こんなことが現実にそうたびたびあるわけではないが、偏見やステレオタイプなものの見方をしないこともときには必要と思うのである。

さて、わたしは前に書いたことをもう一度論うのは年寄りの繰言みたいで嫌いである。しかし、これは、皮肉に対して皮肉で応えたという大変な高等技術のお手本であると思うので再掲する。いわば、彼は相手の打ったスマッシュに対してスマッシュで打ち返すという神業で応えたのである。
ウィンストン・チャーチルが大嫌いなある女性議員。こう宣まった。
「わたしがあなたの奥様なら紅茶に毒を盛るでしょうね」
すかさずチャーチル
「わたしなら、それを飲むでしょうな」

皮肉というのは、ディベートをする上での高等戦術である。なるべく相手に分かり難い様に、・・・なぜなら、相手はすぐに反撃が出来ないから・・・、しかし時間が経つにつれ「そうか、チクショウ、あれは皮肉だったのか」とジャブのように効いてくる、それが最も効果的な皮肉である。

しかし、昨夜も書いたように、まったく皮肉の通用しない相手もいる。これもHW病と名づけるしかないであろう。この病の主たる原因はまちがいなく自己愛である。
自分を偉大なる天才だと思っている者に対して、
「大した天才ですね」などと、皮肉たっぷりのつもりで言っても、相手を喜ばすだけである。
「ようやく分かったのかね」と喜色満面で言ってくるかも知れない。こういう相手には、いや病気にははっきり言って付ける薬はない。

思うに、KYとHWは兄弟のようなものである。空気が読めないのと皮肉が分からないのは、非常に良く似ている。
皮肉が分からないのは、上に書いたように自己愛のなせる業である。
わたしは、皮肉の分からない人とお世辞を鵜呑みにしてしまう人には一脈通じるものがあるように思う。いや、というより、これはまったく同じ病気なのだ。
たしかに、お世辞を言われて嫌な顔をする人というのは少ない。これは、お世辞とはいえ、その中には幾分かの真実が含まれているからである。
結婚式で「新郎(新婦)は大変な秀才(才媛)でありまして」と言われれば、90%お世辞である。しかし、世の中は秀才(才媛)にもうちょっとで手が届きそうな男(女)ばかりではないか。
何が言いたいか? お世辞をまったくその通りと鵜呑みにする人というのは、よほど自惚れの強い人だと思うのである。
大抵の人であれば、これはお世辞だと分かっている。
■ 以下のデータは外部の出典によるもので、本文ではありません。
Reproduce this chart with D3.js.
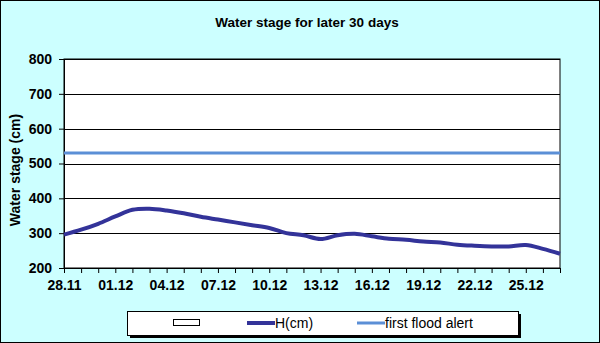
<!DOCTYPE html>
<html>
<head>
<meta charset="utf-8">
<script src="https://cdn.jsdelivr.net/npm/d3@7"></script>
<style>
  body { margin: 0; background: #fff; }
  svg { display: block; font-family: "Liberation Sans", Arial, sans-serif; }
</style>
</head>
<body>
<svg id="chart" width="600" height="343"></svg>
<script>
// categories: days from 28.11 to 27.12
let days = ["28.11", "29.11", "30.11", "01.12", "02.12", "03.12", "04.12", "05.12", "06.12", "07.12",
    "08.12", "09.12", "10.12", "11.12", "12.12", "13.12", "14.12", "15.12", "16.12", "17.12",
    "18.12", "19.12", "20.12", "21.12", "22.12", "23.12", "24.12", "25.12", "26.12", "27.12"];

// H(cm) values
let stage = [296, 310, 327, 348, 367, 370, 365, 357, 347, 339,
    331, 323, 315, 300, 294, 283, 294, 298, 291, 284,
    281, 276, 273, 267, 264, 262, 262, 266, 255, 241];

let floodAlert = 530;
let yTicks = [200, 300, 400, 500, 600, 700, 800];

let svg = d3.select("#chart");
let width = 600, height = 343;
let margin = { left: 64, right: 40, top: 59, bottom: 75 };

// background
svg.append("rect")
    .attr("x", 0.5).attr("y", 0.5)
    .attr("width", width - 1).attr("height", height - 1)
    .attr("fill", "#ccffff")
    .attr("stroke", "#000");

let x = d3.scalePoint()
    .domain(days)
    .range([margin.left, width - margin.right]);

let y = d3.scaleLinear()
    .domain([200, 800])
    .range([height - margin.bottom, margin.top]);

// plot area
svg.append("rect")
    .attr("x", margin.left).attr("y", margin.top)
    .attr("width", width - margin.left - margin.right)
    .attr("height", height - margin.top - margin.bottom)
    .attr("fill", "#fff")
    .attr("stroke", "#000");

// gridlines
svg.append("g")
    .selectAll("line")
    .data(yTicks)
    .join("line")
    .attr("x1", margin.left).attr("x2", width - margin.right)
    .attr("y1", d => Math.round(y(d)) + 0.5)
    .attr("y2", d => Math.round(y(d)) + 0.5)
    .attr("stroke", "#000");

// y axis
let yAxis = svg.append("g")
    .attr("transform", `translate(${margin.left},0)`)
    .call(d3.axisLeft(y).tickValues(yTicks).tickSize(5).tickPadding(7));
yAxis.select(".domain").attr("stroke", "#000");
yAxis.selectAll("text")
    .attr("font-size", 14).attr("font-weight", "bold").attr("fill", "#000")
    .attr("font-family", "Liberation Sans, Arial, sans-serif");

// x axis, ticks at every day, label every third day
let xAxis = svg.append("g")
    .attr("transform", `translate(0,${height - margin.bottom})`)
    .call(d3.axisBottom(x)
        .tickSize(5)
        .tickPadding(7)
        .tickFormat((d, i) => i % 3 == 0 ? d : ""));
xAxis.select(".domain").remove();
xAxis.selectAll("text")
    .attr("font-size", 14).attr("font-weight", "bold").attr("fill", "#000")
    .attr("font-family", "Liberation Sans, Arial, sans-serif");

// flood alert line
svg.append("line")
    .attr("x1", margin.left).attr("x2", width - margin.right)
    .attr("y1", y(floodAlert)).attr("y2", y(floodAlert))
    .attr("stroke", "#5b8fd6")
    .attr("stroke-width", 3);

// water stage line
let line = d3.line()
    .x((d, i) => x(days[i]))
    .y(d => y(d))
    .curve(d3.curveCatmullRom.alpha(0.5));

svg.append("path")
    .datum(stage)
    .attr("d", line)
    .attr("fill", "none")
    .attr("stroke", "#333399")
    .attr("stroke-width", 4)
    .attr("stroke-linejoin", "round");

// title
svg.append("text")
    .attr("x", 307).attr("y", 27)
    .attr("text-anchor", "middle")
    .attr("font-size", 13.5).attr("font-weight", "bold")
    .text("Water stage for later 30 days");

// y axis title
svg.append("text")
    .attr("transform", `translate(20,170) rotate(-90)`)
    .attr("text-anchor", "middle")
    .attr("font-size", 14).attr("font-weight", "bold")
    .text("Water stage (cm)");

// legend
let legend = svg.append("g");
legend.append("rect")
    .attr("x", 130).attr("y", 314)
    .attr("width", 391).attr("height", 24)
    .attr("fill", "#000");
legend.append("rect")
    .attr("x", 127.5).attr("y", 311.5)
    .attr("width", 391).attr("height", 24)
    .attr("fill", "#fff")
    .attr("stroke", "#000");

legend.append("rect")
    .attr("x", 173.5).attr("y", 319.5)
    .attr("width", 26).attr("height", 6)
    .attr("fill", "#fff")
    .attr("stroke", "#000");

let legendItems = [
    { label: "H(cm)", color: "#333399", w: 4, x: 247 },
    { label: "first flood alert", color: "#5b8fd6", w: 3, x: 357 }
];
legend.selectAll(".item")
    .data(legendItems)
    .join("g")
    .attr("class", "item")
    .each(function(d) {
        let g = d3.select(this);
        g.append("line")
            .attr("x1", d.x).attr("x2", d.x + 28)
            .attr("y1", 323).attr("y2", 323)
            .attr("stroke", d.color)
            .attr("stroke-width", d.w);
        g.append("text")
            .attr("x", d.x + 28).attr("y", 328)
            .attr("font-size", 14)
            .text(d.label);
    });
</script>
</body>
</html>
お世辞ではあるが、まぁ、まんざら出鱈目ではないから悪い気はしない。こういう程度の捉え方であろう。

ところが、自惚れ、すなわち自己愛の強すぎる人というのは違う。本当のことをよくぞ言ってくれたと感動を覚えてしまうのである。
これは、KYのようにその場の空気というかムードが読めないというのとは少し違う。しかし、相手の心を汲み取れない、忖度できないということであるから、読めないという点において同じである。

KYとHW。わたしは、もう少し研究を続けてみようと思う。